Dubai firms need more awareness against graft

 

Dubai / Emirates Business

Two thirds (66%) of board members in Dubai say their anti-bribery and corruption policies do not work effectively, according to a new international study from Eversheds.
Beneath the Surface engaged with 500 board-level executives in large organisations across 12 countries – including 50 in Dubai – to find out how businesses are responding to bribery and corruption in their organisation. The findings paint a contradictory picture, where those at the top of companies understand the seriousness of these issues – for profits and reputation – but are slow to back this up with compliance programmes to prevent, monitor and manage corrupt behaviours. All of the respondents from Dubai said bribery and corruption were important issues for their business. But, just over a third of these board-level executives (36%) said they actually understood their anti-bribery policy, while only one in 10 felt they have undertaken enough anti-bribery training. However, 58% believe their approach to managing bribery and corruption is appropriate for their business.
When asked why bribery and corruption were significant issues, 68% of respondents in Dubai identified the potential impact on commercial success, 14% identified the potential reputational damage and the remaining 12% identified the strong ethical culture at their organisation.
Rather worryingly, more than a third (36%) of respondents admitted that their business does not conduct specific anti-bribery due diligence as part of M&A activity. Rebecca Copley, Eversheds partner and head of the fraud and investigations group in the Middle East, said: “Off the back of last week’s government-led international anti-corruption summit in London – which seeks to galvanise a global response to tackle corruption – it’s clear that bribery remains a problem. Businesses do understand the seriousness of bribery and corruption and the potentially devastating impact of a public investigation on their bottom line and their reputation.
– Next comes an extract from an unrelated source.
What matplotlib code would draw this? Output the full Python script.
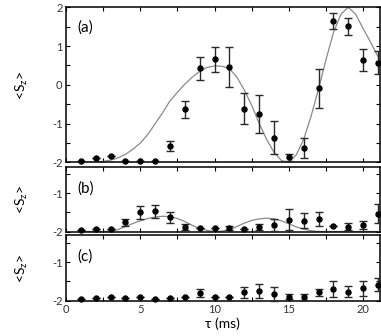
import matplotlib
matplotlib.use("Agg")
import matplotlib.pyplot as plt
from matplotlib.ticker import MultipleLocator

plt.rcParams['axes.unicode_minus'] = False
plt.rcParams['font.family'] = ['Lato', 'DejaVu Sans']
plt.rcParams['mathtext.fontset'] = 'custom'
plt.rcParams['mathtext.rm'] = 'Lato'

# ---- data: panel (a) ----
tau = list(range(1, 22))
sz_a = [-1.96, -1.88, -1.82, -1.96, -1.96, -1.95, -1.57, -0.63, 0.43, 0.66, 0.46,
        -0.62, -0.74, -1.36, -1.87, -1.63, -0.09, 1.65, 1.51, 0.64, 0.57]
err_a = [0.0, 0.0, 0.0, 0.0, 0.0, 0.0, 0.13, 0.22, 0.30, 0.32, 0.52,
         0.40, 0.49, 0.42, 0.09, 0.26, 0.50, 0.21, 0.22, 0.29, 0.30]

# ---- data: panel (b) ----
sz_b = [-1.96, -1.94, -1.94, -1.76, -1.50, -1.47, -1.63, -1.88, -1.92, -1.92, -1.91,
        -1.94, -1.89, -1.83, -1.69, -1.72, -1.68, -1.86, -1.88, -1.83, -1.53]
err_b = [0.0, 0.0, 0.0, 0.09, 0.17, 0.17, 0.15, 0.08, 0.0, 0.0, 0.05,
         0.0, 0.08, 0.15, 0.27, 0.20, 0.18, 0.0, 0.09, 0.10, 0.25]

# ---- data: panel (c) ----
sz_c = [-1.97, -1.94, -1.92, -1.94, -1.92, -1.96, -1.93, -1.90, -1.81, -1.92, -1.92,
        -1.79, -1.75, -1.83, -1.90, -1.91, -1.79, -1.70, -1.77, -1.68, -1.59]
err_c = [0.0, 0.0, 0.0, 0.0, 0.0, 0.0, 0.0, 0.0, 0.11, 0.0, 0.0,
         0.14, 0.18, 0.17, 0.06, 0.08, 0.10, 0.21, 0.15, 0.20, 0.17]

# ---- theory curves ----
curve_t = [1.0, 1.5, 2.0, 2.5, 3.0, 3.5, 4.0, 4.5, 5.0, 5.5, 6.0, 6.5, 7.0, 7.5, 8.0,
           8.5, 9.0, 9.5, 10.0, 10.5, 11.0, 11.5, 12.0, 12.5, 13.0, 13.5, 14.0, 14.5,
           15.0, 15.5, 16.0, 16.5, 17.0, 17.5, 18.0, 18.5, 19.0, 19.5, 20.0, 20.5, 21.0]
curve_a = [-2.0, -1.995, -1.99, -1.97, -1.94, -1.88, -1.79, -1.66, -1.50, -1.28, -1.00,
           -0.72, -0.41, -0.19, 0.02, 0.20, 0.35, 0.45, 0.49, 0.48, 0.42, 0.20, -0.13,
           -0.53, -0.99, -1.40, -1.74, -1.95, -2.0, -1.80, -1.40, -0.80, -0.10, 0.65,
           1.35, 1.82, 2.0, 1.82, 1.45, 1.10, 0.73]
curve_b = [-2.0, -2.0, -2.0, -2.0, -1.99, -1.95, -1.87, -1.79, -1.72, -1.66, -1.62,
           -1.60, -1.61, -1.66, -1.74, -1.84, -1.92, -1.97, -2.0, -1.99, -1.95, -1.87,
           -1.78, -1.71, -1.67, -1.65, -1.67, -1.72, -1.80, -1.88, -1.94, -1.98, -2.0,
           -2.0, -2.0, -2.0, -2.0, -2.0, -2.0, -2.0, -2.0]

W, H = 381, 336
fig = plt.figure(figsize=(W / 100, H / 100), dpi=100)

def frac(top, bottom, left=66, right=379.5):
    return [left / W, 1 - bottom / H, (right - left) / W, (bottom - top) / H]

ax_a = fig.add_axes(frac(7.3, 162.5))
ax_b = fig.add_axes(frac(166.7, 231.5))
ax_c = fig.add_axes(frac(235.3, 300.5))

panels = [
    (ax_a, sz_a, err_a, curve_a, '(a)', (-2, 2), 0.87),
    (ax_b, sz_b, err_b, curve_b, '(b)', (-2, -0.3), 0.67),
    (ax_c, sz_c, err_c, None, '(c)', (-2, -0.3), 0.67),
]

for ax, y, e, curve, lab, ylim, ly in panels:
    if curve is not None:
        ax.plot(curve_t, curve, color='#8a8a8a', lw=0.9, zorder=2, clip_on=True)
    ax.errorbar(tau, y, yerr=e, fmt='o', color='black', ms=3.6, mec='black',
                ecolor='#2a2a2a', elinewidth=1.0, capsize=2.6, capthick=1.0,
                zorder=3, clip_on=False)
    ax.set_xlim(0, 21.1)
    ax.set_ylim(*ylim)
    ax.xaxis.set_major_locator(MultipleLocator(5))
    ax.xaxis.set_minor_locator(MultipleLocator(2.5))
    ax.yaxis.set_major_locator(MultipleLocator(1))
    ax.yaxis.set_minor_locator(MultipleLocator(0.5))
    ax.tick_params(which='both', direction='in', top=True, right=True,
                   labelsize=8, labelcolor='#333333', pad=2.5, width=0.8)
    ax.tick_params(which='major', length=3)
    ax.tick_params(which='minor', length=3)
    for s in ax.spines.values():
        s.set_linewidth(1.1)
    ax.set_ylabel(r'<S$_{\mathrm{z}}$>', fontsize=10)
    ax.yaxis.set_label_coords(-0.115, 0.5)
    ax.text(0.035, ly, lab, transform=ax.transAxes, fontsize=11,
            ha='left', va='center')

ax_a.tick_params(labelbottom=False)
ax_b.tick_params(labelbottom=False)
ax_c.set_xlabel('τ (ms)', fontsize=10, labelpad=2)

fig.savefig('out.png', dpi=100)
This in itself represents significant progress. Until recently bribes were viewed by many as just the price of working in certain jurisdictions and sectors, but companies increasingly see bribery and corruption as being bad for business. Governments have typically tried to fight bribery by deterring companies with stringent penalties, but they need to work with the private sector to articulate the business case for anti-bribery.
The challenge for businesses in the UAE is to ensure their approach to anti-bribery and corruption is appropriate and commercially sensible. This means less reliance on policies and greater focus on creating the right culture and environment in which sound business practices can flourish. Boards need to take action in three areas – a thorough risk assessment, which is regularly reviewed; training that promotes discussion and shapes behaviours, and ongoing monitoring.